Comme je le dis très souvent, ma méthode d’ouverture fait des miracles et ce n’est pas pour essayer de faire le fanfaron. Je suis tellement content de la typicité parfaite de ce vin. J’ai offert un verre pour que Ken et son équipe puissent s’en imprégner.

Pour la Romanée Conti Domaine de La Romanée Conti 1945 j’avais pensé que l’odeur imprécise avec des défauts disparaîtrait mais en fait, quelques défauts d’odeur sont restés. Je pensais : aïe aïe aïe. Mon désir allait-il être gâché ?

Mais comme les surprises arrivent toujours avec le vin, le goût n’a absolument aucun défaut. C’est curieux. La couleur du vin est lourde et le goût du vin est dense et lourd, ce qui est typique des vins préphylloxériques. Et puis la complexité, la fraîcheur et la longueur impérissable sont apparues.

Deux secondes de ma vie ont été l’éternité. J’ai mangé une bouchée de Wagyu et quand j’ai bu le 1945, toute l’histoire de l’univers était dans mon verre. Un moment de bonheur stratosphérique. Romanée Conti 1945 est faite pour Wagyu et vice versa. Ce fut le choc d’un instant. La grandeur de la viande grasse fait exploser la générosité du vin.

Puis je me suis demandé, est-ce une grande Romanée Conti ? Pour mon goût, je préfère la 1955. Mais pour la légende, ce vin est la légende. Et je me souviendrai toujours de la force du préphylloxérique, de l’incroyable longueur et de la complexité.

C’est un moment totalement précieux dans ma vie.

J’avais déjà bu la Romanée Conti Domaine de La Romanée Conti 1945 il y a 25 ans. J’avais aimé mais je n’avais pas les connaissances que j’ai aujourd’hui, qui me permettent d’avoir une meilleure perspective.

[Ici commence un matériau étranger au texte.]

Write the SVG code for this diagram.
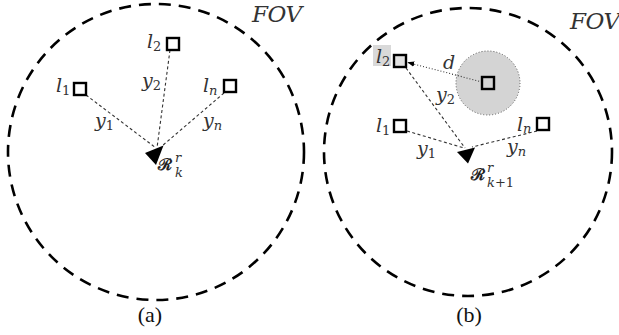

C’est maintenant le tour de la Romanée Conti 1929 Vandermeulen. Quand on l’a ouverte, l’odeur de la 1929 était désagréable. Certains aspects laiteux s’atténuent au déjeuner, mais je suis toujours agacé par ces odeurs.

La question vraie ou fausse était toujours dans mon esprit, en raison de la réputation de Vandermeulen qui avait vendu de grands vins mais aussi des contrefaçons. Mais une sensation est apparue avec le lièvre à la royale, comme l’éclair de magie pour la 1945.

La combinaison était si intense que le 1929 a révélé des marqueurs de la Romanée Conti.

Je n’ai pas été impressionné par cette 1929 parce que j’ai bu tellement de bourgognes de 1929 qui étaient meilleurs, mais j’ai eu un instant un flash non éloigné de celui que j’ai eu pour la Romanée Conti 1945.

Nous avons terminé ce voyage irréel avec de délicieux financiers crées par Lucas le pâtissier du restaurant Pages.

Si je veux résumer ce déjeuner, en termes de perfection, la 1955 est la parfaite Romanée Conti, mais en termes d’émotion, la 1945 est l’émotion de ma vie.

La Romanée Conti 1945 est une légende absolue. Nous avons eu son émotion. Cinq heures plus tard, je souriais encore.

Le lendemain j’ai téléphoné à Pierre-Alexandre, le directeur de Pages pour le féliciter. Il m’a dit : c’était tellement émouvant de vous voir si heureux. C’était une aventure unique.